Because the sanctions at issue do not implicate a protected liberty interest, Petitioner is
not entitled to habeas corpus relief under either the Due Process Clause or Equal Protection
Clause, and, concomitantly, he fails to establish the requisite constitutional violation as a matter
of law. Absent an allegation that the petitioner has been deprived of some right secured to him
by the United States Constitution or laws of the United States, federal habeas corpus relief is not
available. See Hilliard v. Bd. of Pardons and Paroles, 759 F.2d 1190, 1192 (5th Cir. 1985).
Thus, Petitioner is not entitled to relief and his petition must be dismissed.
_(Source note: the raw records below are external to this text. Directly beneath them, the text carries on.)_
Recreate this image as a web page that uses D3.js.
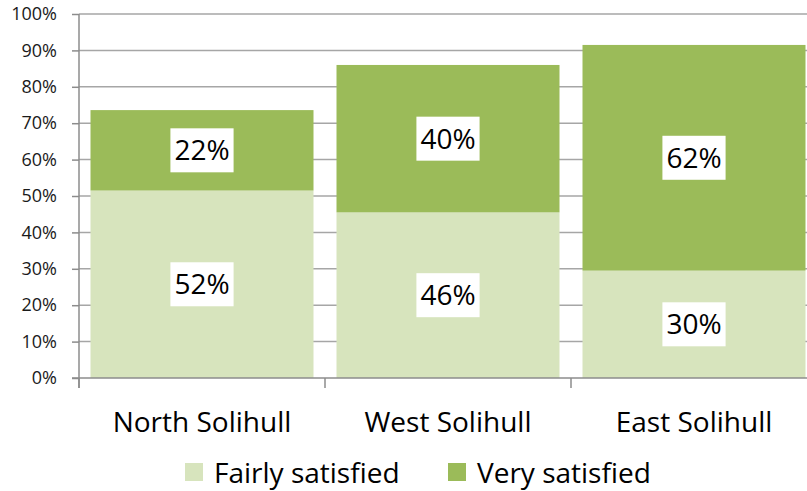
<!DOCTYPE html>
<html>
<head>
<meta charset="utf-8">
<script src="https://cdn.jsdelivr.net/npm/d3@7"></script>
<style>
  body { margin: 0; background: #fff; }
  svg { display: block; font-family: 'Open Sans', 'Liberation Sans', sans-serif; }
</style>
</head>
<body>
<div id="chart"></div>
<script>
const categories = ['North Solihull', 'West Solihull', 'East Solihull'];
const fairly = [51.5, 45.5, 29.5];
const very = [22.1, 40.5, 62.0];
const fairlyLabels = ['52%', '46%', '30%'];
const veryLabels = ['22%', '40%', '62%'];
const yTicks = [0, 10, 20, 30, 40, 50, 60, 70, 80, 90, 100];
const seriesNames = ['Fairly satisfied', 'Very satisfied'];
const colors = ['#d7e4bd', '#9bbb59'];

const width = 807, height = 491;
const plotLeft = 79, plotRight = 817, plotTop = 14, plotBottom = 378;

const svg = d3.select('#chart').append('svg')
  .attr('width', width)
  .attr('height', height);

const x = d3.scaleBand()
  .domain(categories)
  .range([plotLeft, plotRight])
  .paddingInner(0.0935)
  .paddingOuter(0.0935 / 2);

const y = d3.scaleLinear()
  .domain([0, 100])
  .range([plotBottom, plotTop]);

// gridlines
svg.append('g')
  .selectAll('line')
  .data(yTicks.filter(d => d > 0))
  .enter().append('line')
  .attr('x1', plotLeft).attr('x2', plotRight)
  .attr('y1', d => y(d)).attr('y2', d => y(d))
  .attr('stroke', '#a6a6a6')
  .attr('stroke-width', 1.5);

// stacked data
const rows = categories.map((c, i) => ({ cat: c, fairly: fairly[i], very: very[i] }));
const stack = d3.stack().keys(['fairly', 'very'])(rows);

const labelSets = [fairlyLabels, veryLabels];

stack.forEach((layer, k) => {
  svg.append('g')
    .selectAll('rect')
    .data(layer)
    .enter().append('rect')
    .attr('x', d => x(d.data.cat))
    .attr('y', d => y(d[1]))
    .attr('width', x.bandwidth())
    .attr('height', d => y(d[0]) - y(d[1]))
    .attr('fill', colors[k]);
});

// value labels with white boxes
stack.forEach((layer, k) => {
  layer.forEach((d, i) => {
    const cx = x(d.data.cat) + x.bandwidth() / 2;
    const cy = (y(d[0]) + y(d[1])) / 2;
    const g = svg.append('g');
    const box = g.append('rect').attr('fill', '#fff');
    const t = g.append('text')
      .attr('x', cx)
      .attr('y', cy + 10)
      .attr('text-anchor', 'middle')
      .attr('font-size', '28px')
      .attr('fill', '#000')
      .text(labelSets[k][i]);
    const bb = t.node().getBBox();
    box.attr('x', cx - bb.width / 2 - 4)
      .attr('y', cy - 22)
      .attr('width', bb.width + 8)
      .attr('height', 44);
  });
});

// y axis
const yAxis = svg.append('g')
  .attr('transform', `translate(${plotLeft},0)`)
  .call(d3.axisLeft(y).tickValues(yTicks).tickFormat(d => d + '%').tickSize(7).tickPadding(15));
yAxis.selectAll('line').attr('stroke', '#8c8c8c').attr('stroke-width', 1.5);
yAxis.select('.domain').remove();
yAxis.selectAll('text')
  .attr('font-size', '18px')
  .attr('font-family', "'Open Sans', sans-serif")
  .attr('fill', '#1a1a1a');
svg.append('line')
  .attr('x1', plotLeft).attr('x2', plotLeft)
  .attr('y1', plotTop).attr('y2', plotBottom + 10)
  .attr('stroke', '#8c8c8c').attr('stroke-width', 1.5);

// x axis
svg.append('line')
  .attr('x1', plotLeft - 7).attr('x2', plotRight)
  .attr('y1', plotBottom).attr('y2', plotBottom)
  .attr('stroke', '#8c8c8c').attr('stroke-width', 1.5);
const bounds = categories.map(c => x(c) - x.step() * x.paddingInner() / 2).concat([plotRight]);
svg.append('g')
  .selectAll('line')
  .data(bounds)
  .enter().append('line')
  .attr('x1', d => d).attr('x2', d => d)
  .attr('y1', plotBottom).attr('y2', plotBottom + 10)
  .attr('stroke', '#8c8c8c').attr('stroke-width', 1.5);

svg.append('g')
  .selectAll('text')
  .data(categories)
  .enter().append('text')
  .attr('x', d => x(d) + x.bandwidth() / 2)
  .attr('y', 432)
  .attr('text-anchor', 'middle')
  .attr('font-size', '28px')
  .attr('fill', '#000')
  .text(d => d);

// legend
const legendX = [185, 448];
const legend = svg.append('g');
seriesNames.forEach((name, i) => {
  legend.append('rect')
    .attr('x', legendX[i]).attr('y', 463)
    .attr('width', 18).attr('height', 18)
    .attr('fill', colors[i]);
  legend.append('text')
    .attr('x', legendX[i] + 29)
    .attr('y', 483)
    .attr('font-size', '28px')
    .attr('fill', '#000')
    .text(name);
});
</script>
</body>
</html>
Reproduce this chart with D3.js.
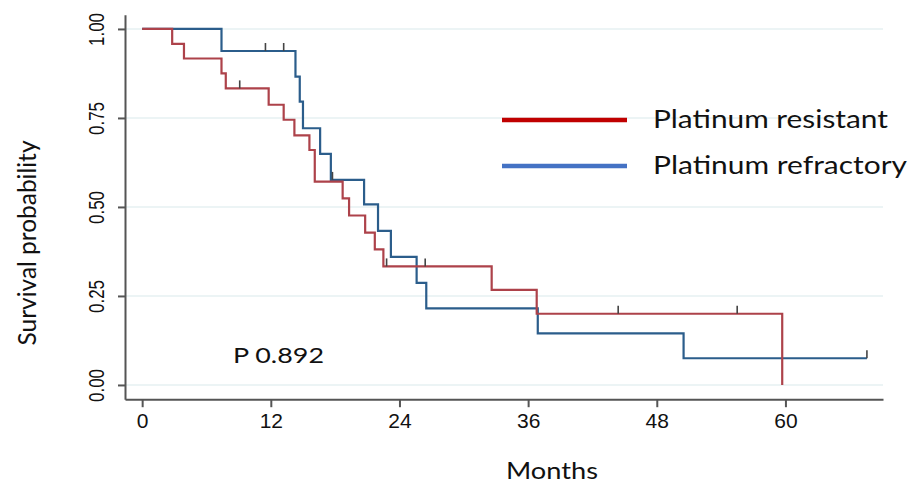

III. Certificate of Appealability
Rule 11 of the Rules Governing Section 2254 Cases requires a district court to issue or
deny a certificate of appealability when entering a final order that is adverse to the petitioner.
See 28 U.S.C. § 2253. A certificate of appealability will not issue unless the petitioner makes “a
substantial showing of the denial of a constitutional right,” 28 U.S.C. § 2253(c)(2), which
requires a petitioner to demonstrate “that reasonable jurists would find the district court’s
assessment of the constitutional claims debatable or wrong.” Tennard v. Dretke, 542 U.S. 274,
282 (2004) (quoting Slack v. McDaniel, 529 U.S. 473, 484 (2000)). Under the controlling
standard, this requires a petitioner to show “that reasonable jurists could debate whether (or, for
that matter, agree that) the petition should have been resolved in a different manner or that the
issues presented were ‘adequate to deserve encouragement to proceed further.’” Miller-El v.
Cockrell, 537 U.S. 322, 336 (2003).
A district court may deny a certificate of appealability, sua sponte, without requiring
further briefing or argument. See Alexander v. Johnson, 211 F.3d 895, 898 (5th Cir. 2000). For
reasons set forth above, this court concludes that jurists of reason would not debate whether
Petitioner states a valid claim for relief. Therefore, a certificate of appealability will not issue.
CONCLUSION AND ORDER
Based on the foregoing, the court ORDERS as follows:
The habeas corpus petition is DISMISSED with prejudice.
A certificate of appealability is DENIED.
The Clerk shall provide a copy of this order to the parties.
SIGNED at Houston, Texas, this 16th day of February, 2017.